Opinie klientów na temat łatwiejszego uzyskiwania kredytów są zróżnicowane i niekoniecznie przychylne dla banków. W ubiegłym roku Polacy najczęściej sięgali po kredyty do 4 tys. zł (70 proc. kredytobiorców), rzadziej, bo tylko 10 proc., po kredyty wyższe niż 20 tys. zł. Problem jest w tym, że kiedy dla niektórych osób 4 tys. zł to drobna kwota, dla większości są to poważne pieniądze. Dlatego najczęściej drobne pożyczki to zazwyczaj chwilówki, których banki nie udzielają, w przeciwieństwie do pozabankowych firm pożyczkowych. Trzeba z góry zaznaczyć, że chwilówki okazują się dosyć drogimi pożyczkami, zazwyczaj są udzielane najwyżej na 60 dni, za samo ich udzielenie trzeba zapłacić dużą prowizję, a ich oprocentowanie jest dość wysokie.

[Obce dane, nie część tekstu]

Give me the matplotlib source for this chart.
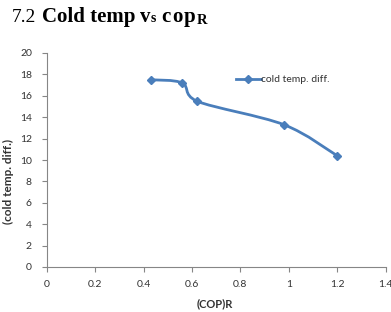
import matplotlib
matplotlib.use("Agg")
import matplotlib.pyplot as plt
import numpy as np
from matplotlib.path import Path
from matplotlib.patches import PathPatch

cop_r = [0.43, 0.56, 0.62, 0.98, 1.20]
cold_temp_diff = [17.5, 17.2, 15.5, 13.3, 10.4]
x_ticks = [0, 0.2, 0.4, 0.6, 0.8, 1, 1.2, 1.4]
x_tick_labels = ["0", "0.2", "0.4", "0.6", "0.8", "1", "1.2", "1.4"]
y_ticks = [0, 2, 4, 6, 8, 10, 12, 14, 16, 18, 20]
series_name = "cold temp. diff."

color = "#4a7ebb"
sans = ["Lato", "DejaVu Sans"]
fig = plt.figure(figsize=(3.91, 3.12), dpi=100)
ax = fig.add_axes([46.7/391, 45/312, (385.6-46.7)/391, (267-53)/312])

# smooth (Excel-like) curve through points via Bezier path
pts = np.column_stack([cop_r, cold_temp_diff])
verts = [tuple(pts[0])]
codes = [Path.MOVETO]
t = 1/6
for i in range(len(pts)-1):
    p0 = pts[i-1] if i > 0 else pts[i]
    p1 = pts[i]
    p2 = pts[i+1]
    p3 = pts[i+2] if i+2 < len(pts) else pts[i+1]
    c1 = p1 + (p2 - p0) * t
    c2 = p2 - (p3 - p1) * t
    lo, hi = p1[0], p2[0]
    c1[0] = min(max(c1[0], lo), hi)
    c2[0] = min(max(c2[0], lo), hi)
    verts += [tuple(c1), tuple(c2), tuple(p2)]
    codes += [Path.CURVE4]*3
ax.add_patch(PathPatch(Path(verts, codes), facecolor="none", edgecolor=color, lw=2))
ax.plot(cop_r, cold_temp_diff, linestyle="none", marker="D", ms=4.5, color=color)
ax.plot([], [], color=color, lw=2, marker="D", ms=4.5, label=series_name)

ax.set_xlim(0, 1.4)
ax.set_ylim(0, 20)
ax.set_xticks(x_ticks)
ax.set_xticklabels(x_tick_labels)
ax.set_yticks(y_ticks)
for s in ["top", "right"]:
    ax.spines[s].set_visible(False)
for s in ["left", "bottom"]:
    ax.spines[s].set_color("#868686")
    ax.spines[s].set_linewidth(0.8)
ax.tick_params(colors="#868686", labelcolor="#333333", labelsize=7.5, length=3.6, width=0.8)
ax.tick_params(axis="x", pad=6)
ax.tick_params(axis="y", pad=7)
for lab in ax.get_xticklabels() + ax.get_yticklabels():
    lab.set_family(sans)
ax.set_xlabel("(COP)R", fontsize=8, fontweight="bold", color="#333333", family=sans)
ax.xaxis.label.set_va("center")
ax.xaxis.set_label_coords((215-46.7)/338.9, -(304-267)/214)
ax.set_ylabel("(cold temp. diff.)", fontsize=8.5, fontweight="bold", color="#333333", family=sans)
ax.yaxis.label.set_va("center")
ax.yaxis.set_label_coords((8-46.7)/338.9, (267-182)/214)

leg = ax.legend(loc="center left", bbox_to_anchor=(0.545, 0.876), frameon=False,
                handlelength=2.4, handletextpad=0.0, borderaxespad=0, prop={"family": sans, "size": 7.5})
for t_ in leg.get_texts():
    t_.set_color("#333333")

# title pieces (text, size, weight, baseline shift px, left x px)
pieces = [("7.2", 14, "normal", 0, 12), ("Cold temp", 15, "bold", 0, 42),
          ("v", 15, "bold", 0, 140), ("s", 10, "bold", -0.5, 150.5),
          ("c", 15, "bold", 0, 161), ("o", 15, "bold", 0, 172), ("p", 15, "bold", 0, 183.5),
          ("R", 10.5, "bold", -1.5, 197)]
base_y = 312 - 22
for txt, size, weight, dy, xp in pieces:
    fig.text(xp/391, (base_y + dy)/312, txt, fontsize=size, fontweight=weight,
             family="Liberation Serif", va="baseline", ha="left")

fig.savefig("out.png", dpi=100)
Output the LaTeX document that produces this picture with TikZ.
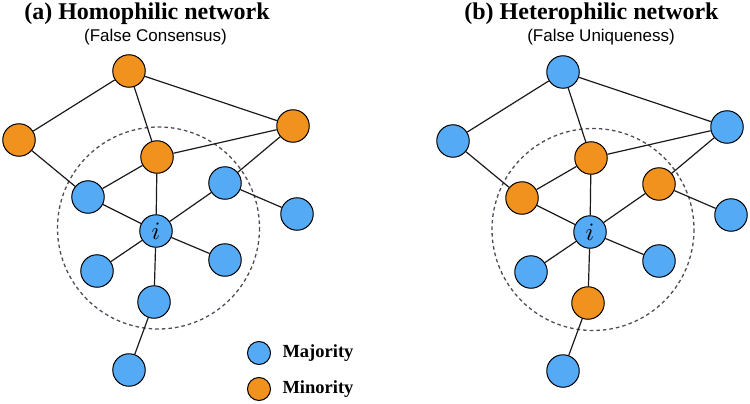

Dlatego decydując się na pożyczkę w prywatnych firmach pożyczkowych decyzję tę należy dokładnie przeanalizować i zastanowić czy jest dla nas rzeczywiście opłacalna.

Od jakiegoś czasu trwają prace nad przepisami, które mają ukrócić samowolę pozabankowych firm pożyczkowych i tym samym ograniczyć koszty tych pożyczek. Nie chodzi jednak o usunięcie z rynku takich firm, które jak się okazuje są również potrzebne. Banki nie zajmują się pożyczaniem drobnych kwot, gdyż nie jest to dla nich opłacalne w przeciwieństwie do prywatnych instytucji pożyczkowych.